Wow.  I just loved this show and diving into the war-time research, which also meant researching prior years because many men and women were wearing hand-me-downs and re-appropriating these looks. There were also fascinating designers emerging in the 1940’s inspired by surrealism, and Europe was looking at America and we were looking at Europe for fashion inspiration, but also to define what made us different. This was the first renaissance of sportswear since the 1890’s. And that was a very American concept. Such a fascinating era, because, like you said, the variety of choices suddenly available.

What was the most challenging part of designing On The Town?
Getting it right!  I knew there were WWII veterans, former nurses and soldiers, coming to the show. And I knew there were people who may have been children, but who had lived through the war coming to The Lyric. And I wanted this show to be like a valentine to them.

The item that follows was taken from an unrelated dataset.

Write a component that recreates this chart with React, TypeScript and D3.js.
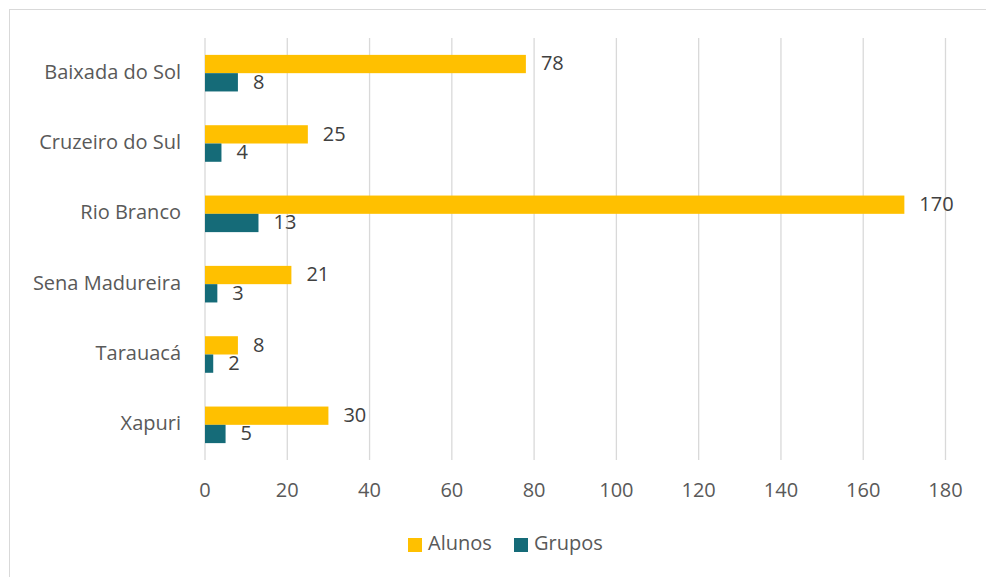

dolores-sketch Do you have a picture or sketch that you could share to show our readers more about it?   
Sure. Thank you for asking. [She sent us 5, here’s our favourite]:

Tell us one thing that made you happy today.
Seeing my seven bird puppets sing come to life in a rehearsal for Mozart’s The Magic Flute with the Boston Symphony Orchestra!

Bird puppets, how fascinating! Can you tell us more about this project?
I’m designing a family opera, Mozart’s The Magic Flute with the Boston Youth Symphony Orchestra, and it opens March 30. I’m designing the whole production from costumes to props to makeup to puppets. So I’m so excited with this opportunity. It’s a dream!